Kurtulmuş, "Aynı sandıklarda 4 oy kullanıldı, bir tanesi iptal edildi de neden diğerleri iptal edilmedi?" diye sorulduğunu hatırlatarak, sözlerini şöyle sürdürdü:

"Bir, nereye itiraz varsa onunla ilgili itirazlar değerlendirilir. İkincisi, sandıkların sadece yüzde 10'u yeniden sayıldı, 28 binden, 13 bine düştü fark. Eğer tamamı sayılsaydı sandıklarda sonuç tam tersi bir hale gelecekti. Bütün bunların hepsiyle ilgili kararı YSK verdi. Tam tersi bir karar verseydi, yine ağzımızı açıp, bir şey demezdik çünkü bu ülkede en iyi işleyen müesseselerden birisi sandık müesseseleridir. İtiraz yolu vardır. Bize 'Niye sandıklarda itiraz ediyorsunuz?' diyenler aslında, 'Bu yolsuzlukları görmezden gelin.' diyorlar. Sonuçta YSK bir yenileme kararı vermiş, baş göz üstüne. Milletin kararı en güzel şekilde vereceğine inanıyoruz. Seçim yasasına aykırı olan, sandık kurulu başkanlarının önemli bir kısmının devlet memurlarından değil, birtakım banka, belediye çalışanlarının olmasıdır. Yasaya tamamen aykırıdır.

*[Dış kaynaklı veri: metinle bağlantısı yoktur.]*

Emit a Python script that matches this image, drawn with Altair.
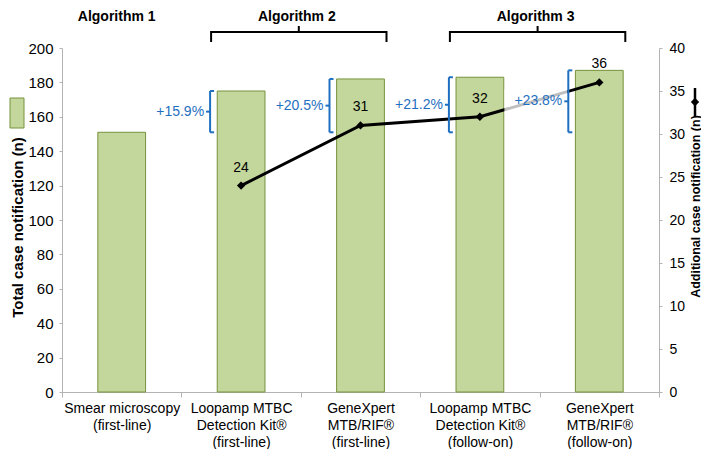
import altair as alt
import pandas as pd

# ---------------- data ----------------
categories = [
    "Smear microscopy|(first-line)",
    "Loopamp MTBC|Detection Kit®|(first-line)",
    "GeneXpert|MTB/RIF®|(first-line)",
    "Loopamp MTBC|Detection Kit®|(follow-on)",
    "GeneXpert|MTB/RIF®|(follow-on)",
]
total_cases = [151, 175, 182, 183, 187]
additional_cases = [24, 31, 32, 36]
increase_labels = ["+15.9%", "+20.5%", "+21.2%", "+23.8%"]
baseline_cases = 151
algorithm_names = ["Algorithm 1", "Algorithm 2", "Algorithm 3"]

GREEN = "#c3d69b"
OLIVE = "#76923c"
BLUE = "#1f6fc0"
GRAY = "#b3b3b3"

bars_df = pd.DataFrame({"cat": categories, "total": total_cases})
add_df = pd.DataFrame({
    "cat": categories[1:],
    "add": additional_cases,
    "pct": increase_labels,
    "total": total_cases[1:],
    "base": [baseline_cases] * 4,
})
add_df["mid"] = (add_df["base"] + add_df["total"]) / 2

alg1_df = pd.DataFrame({"name": [algorithm_names[0]], "cat": [categories[0]]})
alg23_df = pd.DataFrame({"name": algorithm_names[1:], "cat": [categories[1], categories[3]]})
brace_df = pd.DataFrame({"first": [categories[1], categories[3]],
                         "last": [categories[2], categories[4]]})
box_df = pd.DataFrame({"a": [categories[3]], "b": [categories[4]],
                       "mid": [add_df["mid"].iloc[3]]})
one_df = pd.DataFrame({"k": [0]})

# ---------------- scales ----------------
xscale = alt.Scale(domain=categories, paddingInner=0, paddingOuter=0)
left_scale = alt.Scale(domain=[0, 200], nice=False)
right_scale = alt.Scale(domain=[0, 40], nice=False)


def xenc(field="cat", **kw):
    return alt.X(f"{field}:N", sort=categories, title=None, **kw)


x_main = alt.X(
    "cat:N", sort=categories, scale=xscale, title=None,
    axis=alt.Axis(
        labelExpr="split(datum.label, '|')", labelAngle=0, labelFontSize=14,
        labelLineHeight=17, labelColor="black", labelPadding=4, labelLimit=300,
        tickBand="extent", tickSize=5, tickColor=GRAY, domainColor=GRAY,
        domainWidth=1,
    ),
)

# ---------------- left layer: bars ----------------
bars = alt.Chart(bars_df).mark_bar(
    fill=GREEN, stroke=OLIVE, strokeWidth=1, width=alt.RelativeBandSize(0.4)
).encode(
    x=x_main,
    y=alt.Y("total:Q", scale=left_scale,
            axis=alt.Axis(values=list(range(0, 201, 20)), grid=False,
                          domainColor=GRAY, tickColor=GRAY, tickSize=3,
                          labelFontSize=15, labelPadding=6, labelColor="black",
                          title="Total case notification (n)", titleFontSize=15,
                          titleFontWeight="bold", titleColor="black",
                          titleAngle=270, titleAlign="center",
                          titleBaseline="middle", titleX=-45, titleY=179)),
)

# ---------------- right layer: line ----------------
yr = alt.Y("add:Q", scale=right_scale,
           axis=alt.Axis(orient="right", values=list(range(0, 41, 5)), grid=False,
                         domainColor=GRAY, tickColor=GRAY, tickSize=3,
                         labelFontSize=14, labelPadding=7, labelColor="black",
                         title="Additional case notification (n)", titleFontSize=12.5,
                         titleFontWeight="bold", titleColor="black",
                         titleAngle=270, titleAlign="center",
                         titleBaseline="middle", titleX=36, titleY=158))
line = alt.Chart(add_df).mark_line(color="black", strokeWidth=3).encode(x=xenc(), y=yr)
pts = alt.Chart(add_df).mark_point(shape="diamond", filled=True, size=70,
                                   opacity=1, color="black").encode(x=xenc(), y=yr)
right = alt.layer(line, pts)

# ---------------- left layer: annotations ----------------
def ly(f):
    return alt.Y(f"{f}:Q", scale=left_scale, axis=None, title=None)


box = alt.Chart(box_df).mark_rule(color="white", strokeWidth=24, opacity=0.75,
                                  strokeCap="butt", xOffset=24.5, x2Offset=-32).encode(
    x=xenc("a"), x2=alt.X2("b"), y=ly("mid"))

nums = alt.Chart(add_df).mark_text(dy=-18, fontSize=14, color="black").encode(
    x=xenc(), y=alt.Y("add:Q", scale=right_scale, axis=None, title=None), text="add:Q")

br_v = alt.Chart(add_df).mark_rule(color=BLUE, strokeWidth=2, xOffset=-31).encode(
    x=xenc(), y=ly("base"), y2="total:Q")
br_t = alt.Chart(add_df).mark_tick(orient="horizontal", size=4, thickness=2,
                                   color=BLUE, opacity=1, xOffset=-29).encode(
    x=xenc(), y=ly("total"))
br_b = alt.Chart(add_df).mark_tick(orient="horizontal", size=4, thickness=2,
                                   color=BLUE, opacity=1, xOffset=-29).encode(
    x=xenc(), y=ly("base"))
br_m = alt.Chart(add_df).mark_tick(orient="horizontal", size=4, thickness=2,
                                   color=BLUE, opacity=1, xOffset=-33).encode(
    x=xenc(), y=ly("mid"))
br_lab = alt.Chart(add_df).mark_text(color=BLUE, fontSize=14, align="right",
                                     baseline="middle", xOffset=-37).encode(
    x=xenc(), y=ly("mid"), text="pct:N")

alg1 = alt.Chart(alg1_df).mark_text(fontSize=14, fontWeight="bold", color="black",
                                    baseline="middle", xOffset=-5).encode(
    x=xenc(), y=alt.value(-31), text="name:N")
alg23 = alt.Chart(alg23_df).mark_text(fontSize=14, fontWeight="bold", color="black",
                                      baseline="middle", xOffset=-4).encode(
    x=xenc(bandPosition=1), y=alt.value(-31), text="name:N")

brace_h = alt.Chart(brace_df).mark_rule(color="black", strokeWidth=2,
                                        xOffset=-30, x2Offset=26).encode(
    x=xenc("first"), x2=alt.X2("last"), y=alt.value(-16))
brace_l = alt.Chart(brace_df).mark_rule(color="black", strokeWidth=2, xOffset=-30).encode(
    x=xenc("first"), y=alt.value(-17), y2=alt.value(-6))
brace_r = alt.Chart(brace_df).mark_rule(color="black", strokeWidth=2, xOffset=26).encode(
    x=xenc("last"), y=alt.value(-17), y2=alt.value(-6))
brace_m = alt.Chart(brace_df).mark_rule(color="black", strokeWidth=2, xOffset=-2).encode(
    x=xenc("first", bandPosition=1), y=alt.value(-22), y2=alt.value(-16))

leg_bar = alt.Chart(one_df).mark_rect(fill=GREEN, stroke=OLIVE, strokeWidth=1).encode(
    x=alt.value(-52), x2=alt.value(-38), y=alt.value(50), y2=alt.value(80))
leg_rule = alt.Chart(one_df).mark_rule(color="black", strokeWidth=2.5).encode(
    x=alt.value(633), y=alt.value(40), y2=alt.value(69))
leg_pt = alt.Chart(one_df).mark_point(shape="diamond", filled=True, size=70,
                                      opacity=1, color="black").encode(
    x=alt.value(633), y=alt.value(54))

annot = alt.layer(box, br_v, br_t, br_b, br_m, br_lab, alg1, alg23,
                  brace_h, brace_l, brace_r, brace_m, leg_bar, leg_rule, leg_pt)
labels = alt.layer(nums)

chart = alt.layer(bars, right, annot, labels).resolve_scale(y="independent").properties(
    width=597, height=344,
    autosize=alt.AutoSizeParams(type="none"),
    padding={"left": 54, "top": 40, "right": 42, "bottom": 57},
).configure(font="Liberation Sans").configure_view(stroke="transparent")

chart.save("out.html", embed_options={"renderer": "svg", "actions": False})
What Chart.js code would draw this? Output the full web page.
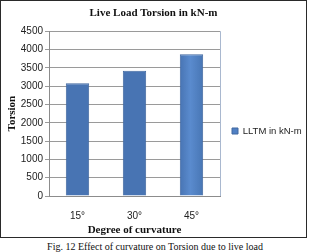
<!DOCTYPE html>
<html>
<head>
<meta charset="utf-8">
<script src="https://cdn.jsdelivr.net/npm/chart.js@4.4.1/dist/chart.umd.min.js"></script>
<style>
  html, body { margin: 0; padding: 0; background: #fff; width: 310px; height: 252px; overflow: hidden; }
  #frame { position: absolute; left: 0; top: 0; width: 305px; height: 236px; border: 1px solid #2a2a2a; }
  #caption { position: absolute; left: 0; top: 241px; width: 310px; text-align: center;
             font-family: "Liberation Serif", "DejaVu Serif", serif; font-size: 10px; color: #111; }
</style>
</head>
<body>
<div id="frame"><canvas id="chart" width="305" height="236"></canvas></div>
<div id="caption">Fig. 12 Effect of curvature on Torsion due to live load</div>
<script>
// data
const categories = ['15°', '30°', '45°'];
const lltm = [3080, 3420, 3870];
const seriesName = 'LLTM in kN-m';
const yTicks = { min: 0, max: 4500, step: 500 };

const serif = '"Liberation Serif", "DejaVu Serif", serif';
const sans = '"Liberation Sans", Arial, sans-serif';

// cylinder-ish shading for the bars, fixed legend width/offset, light border on right of plot
const shadePlugin = {
    id: 'shade',
    afterInit(chart) {
        const lg = chart.legend;
        if (!lg) return;
        const fit = lg.fit, draw = lg.draw;
        lg.fit = function () { fit.call(this); this.width = 86; };
        lg.draw = function () {
            const ctx = this.ctx;
            ctx.save();
            ctx.translate(0, 12);   // legend sits a bit below the middle in the original
            draw.apply(this, arguments);
            ctx.restore();
        };
    },
    beforeDatasetsDraw(chart) {
        const ctx = chart.ctx;
        chart.getDatasetMeta(0).data.forEach(bar => {
            const g = ctx.createLinearGradient(bar.x - bar.width / 2, 0, bar.x + bar.width / 2, 0);
            g.addColorStop(0, '#4874b3');
            g.addColorStop(0.45, '#5a8bce');
            g.addColorStop(1, '#4876b4');
            bar.options.backgroundColor = g;
        });
    },
    afterDraw(chart) {
        const a = chart.chartArea, ctx = chart.ctx;
        ctx.save();
        ctx.strokeStyle = '#a9b8cf';
        ctx.lineWidth = 1;
        ctx.beginPath();
        ctx.moveTo(Math.round(a.right) + 0.5, a.top);
        ctx.lineTo(Math.round(a.right) + 0.5, a.bottom);
        ctx.stroke();
        ctx.restore();
    }
};

new Chart(document.getElementById('chart'), {
    type: 'bar',
    data: {
        labels: categories,
        datasets: [{
            label: seriesName,
            data: lltm,
            backgroundColor: '#5080c4',
            borderColor: '#4068a0',
            borderWidth: 1,
            barPercentage: 0.41,
            categoryPercentage: 1
        }]
    },
    options: {
        responsive: false,
        animation: false,
        layout: { padding: { left: 0, right: 0, top: 0, bottom: 0 } },
        plugins: {
            title: {
                display: true,
                text: 'Live Load Torsion in kN-m',
                color: '#111',
                font: { family: serif, size: 11, weight: 'bold' },
                padding: { top: 6, bottom: 11 }
            },
            legend: {
                position: 'right',
                labels: {
                    boxWidth: 6, boxHeight: 6, padding: 12,
                    color: '#222',
                    font: { family: sans, size: 9.5 }
                }
            },
            tooltip: { enabled: false }
        },
        scales: {
            x: {
                grid: { display: false },
                border: { color: '#8c8c8c' },
                ticks: { color: '#222', font: { family: sans, size: 10 }, padding: 6 },
                title: {
                    display: true, text: 'Degree of curvature', color: '#111',
                    font: { family: serif, size: 11, weight: 'bold' }, padding: { top: 1, bottom: 0 }
                },
                afterFit(scale) { scale.height = 41; }
            },
            y: {
                min: yTicks.min, max: yTicks.max,
                grid: { color: '#9a9a9a', tickLength: 4 },
                border: { color: '#8c8c8c' },
                ticks: {
                    stepSize: yTicks.step, color: '#222', font: { family: sans, size: 10 }, padding: 2,
                    callback: v => String(v)
                },
                title: {
                    display: true, text: 'Torsion', color: '#111',
                    font: { family: serif, size: 11, weight: 'bold' }, padding: { top: 5, bottom: 0 }
                },
                afterFit(scale) { scale.width = 48; }
            }
        }
    },
    plugins: [shadePlugin]
});
</script>
</body>
</html>
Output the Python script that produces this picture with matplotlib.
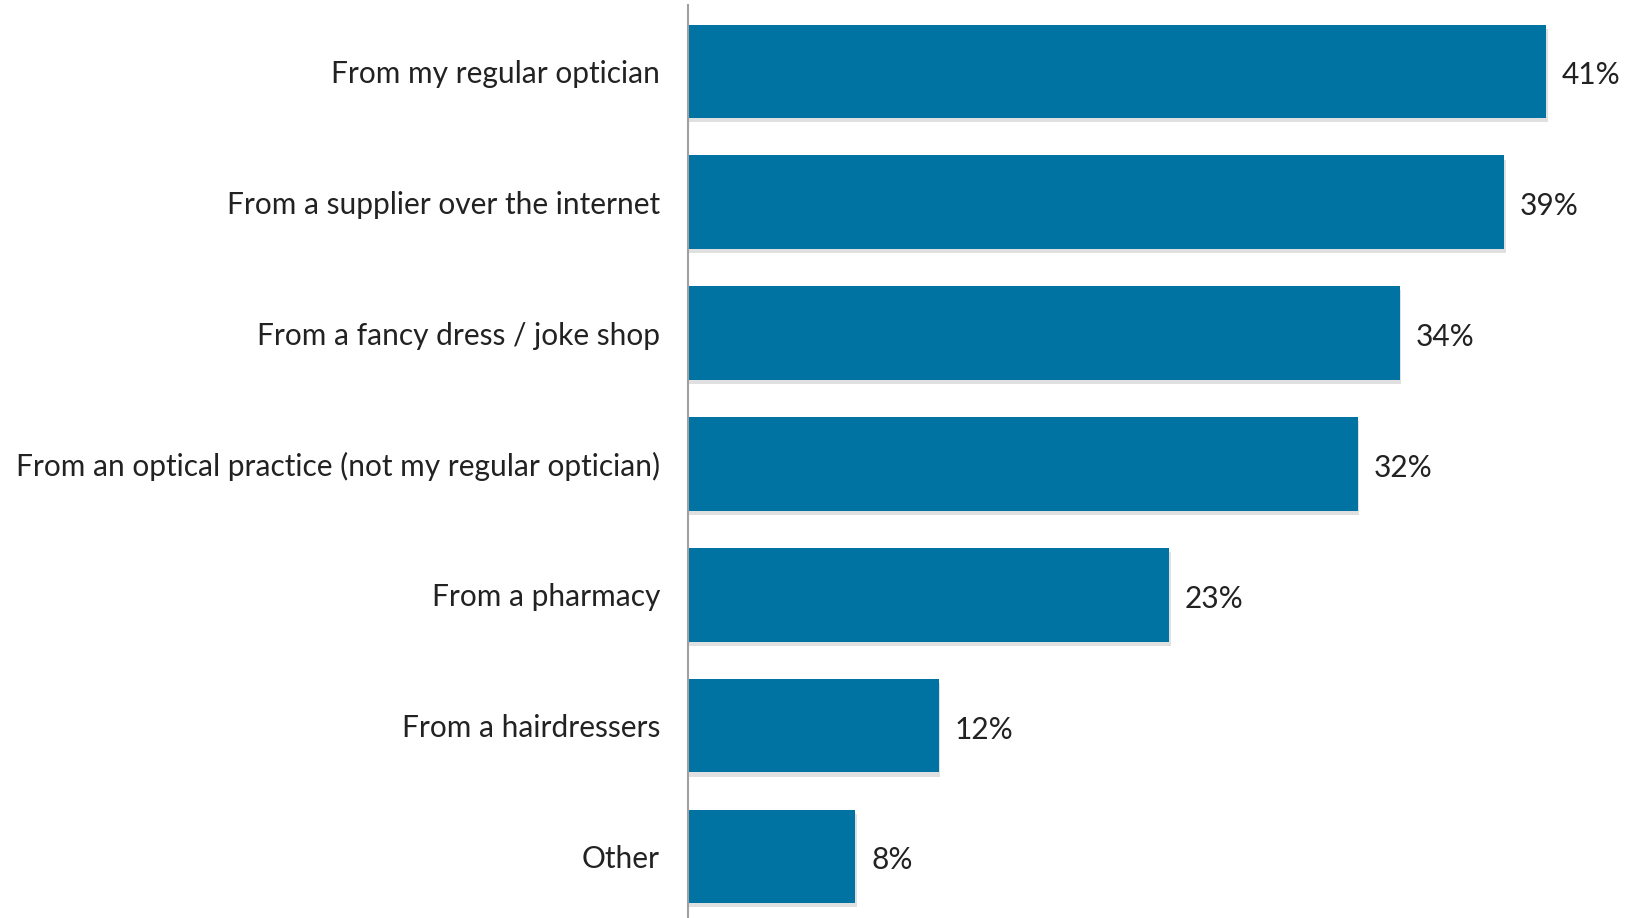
import matplotlib.pyplot as plt
import matplotlib.patheffects as pe

categories = ['From my regular optician',
              'From a supplier over the internet',
              'From a fancy dress / joke shop',
              'From an optical practice (not my regular optician)',
              'From a pharmacy',
              'From a hairdressers',
              'Other']
values = [41, 39, 34, 32, 23, 12, 8]

plt.rcParams['font.family'] = ['Lato', 'DejaVu Sans']

fig = plt.figure(figsize=(16.3, 9.18), dpi=100)
ax = fig.add_axes([0.422, 0.0, 0.578, 0.995])

pos = list(range(len(categories)))
bars = ax.barh(pos, values, height=0.715, color='#0073A3')
for b in bars:
    b.set_path_effects([pe.SimplePatchShadow(offset=(1, -3), shadow_rgbFace='#999999', alpha=0.3),
                        pe.Normal()])

for p, v in zip(pos, values):
    ax.text(v + 0.75, p + 0.03, '{}%'.format(v), va='center', ha='left',
            fontsize=21.5, color='#222222')

ax.set_yticks(pos)
ax.set_yticklabels(categories, fontsize=21.5, color='#222222')
ax.tick_params(axis='y', length=0, pad=20)
ax.set_xticks([])
ax.set_xlim(0, 45)
ax.set_ylim(6.47, -0.51)

for s in ['top', 'right', 'bottom']:
    ax.spines[s].set_visible(False)
ax.spines['left'].set_color('#A0A0A0')
ax.spines['left'].set_linewidth(1.5)

fig.savefig('out.png', dpi=100)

İstanbul Büyükşehir Belediye Başkanlığı seçiminin yenilenmesi ABD Dışişlerini ne ilgilendirir? Sözcü kalkıp açıklama yapıyor. Gazetelerdeki açıklamaları bir tarafa bırakıyorum, AB Parlamentosu seçimleri yapılacak, geçtiğimiz haftanın yabancı gazetelerine bir bakın, birinci sayfa, İstanbul seçimlerinin yenilenmesi, AB Parlamentosu'nun seçimleri ile ilgili neredeyse hiçbir gazete bir şey yazmamış. Ne kadar meraklılar İstanbul Büyükşehir Belediyesi seçimlerine. İstanbul Büyükşehir Belediyesinde Ahmet olsa ne olur Mehmet olsa ne olur? Hani demokrasi, hani halkın kararı, hani hukuki süreçler? Niçin Avusturya'da iki yıl önce yapılan devlet başkanlığı seçiminin yenilenmesi kararına bir tek Batılı'dan itiraz gelmiyor da bir ay sonra İstanbul Büyükşehir Belediyesinin yenilenmesine itiraz geliyor. Onun için İstanbul seçimi hele yabancı medyaya bakarsanız bulunduğu mevkiden çok daha önemli bir yere gelmiştir."